One other detail. I haven't had a car since the winter of 2000. It gave up the ghost--I was beginnng to put repair money down a bottomless pit and needed to let go of that "black hole" at the time and just plain save money. The good thing is that I have lived within 15 minutes walking distance from work at all times. In the last year especially, however, I have been prayerful about whether to buy a car. I kept hearing, "Wait." Last January, a couple from church came up to me and told me they felt God wanted them to give me their used 1994 Honda Accord Sedan. I prayed about it, checked it out financially with my children (they know how my finances run because I want them to) and came to the conclusion that I should take it. However, the car needed fixed, and the couple didn't have the money and didn't want to give me a broken car. They prayed, talked to pastor, and put out an email without my knowing it, and people from church contributed so the car could be fixed up for me.

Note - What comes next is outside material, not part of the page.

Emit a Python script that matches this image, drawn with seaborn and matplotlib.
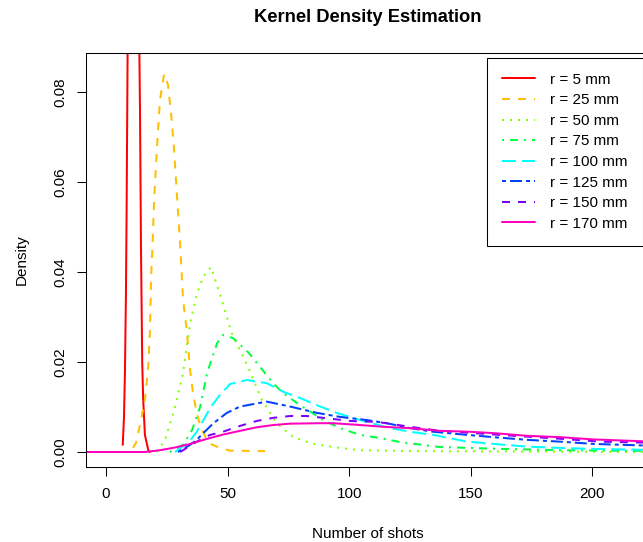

I am now driving a small red car that I love. It got to me in May--just in time to get used to the idea of having "wheels" again--and just in time to be needed to get me about 4 miles to a friend's home so we can go together to work on the other side of town. (She works near where I do.) This is a God-send, because my depth perception is not good and driving in the dark and in rain for a short distance is different from driving all the way across town.
So you see, not only am I alive and well, but so is God and His work both directly and through others in my life. He is always providing. I left one job on Friday, June 8, and started the other on Monday, June 11. I didn't lose one day of pay, and time off started accruing on my first day (for every 10 hours I work, I get one hour of time off). I just pray I will be as much of a help to Ron and Omega Retirement Plans as Ron and Omega are to me.
Well, there's more to talk about, but not today. It's Friday, and I'm going to do some other things on my day off. I'm thrilled I'm beginning to want to study and write again--I've missed these things for the last four months. Have a good day, everyone. 'Bye for now.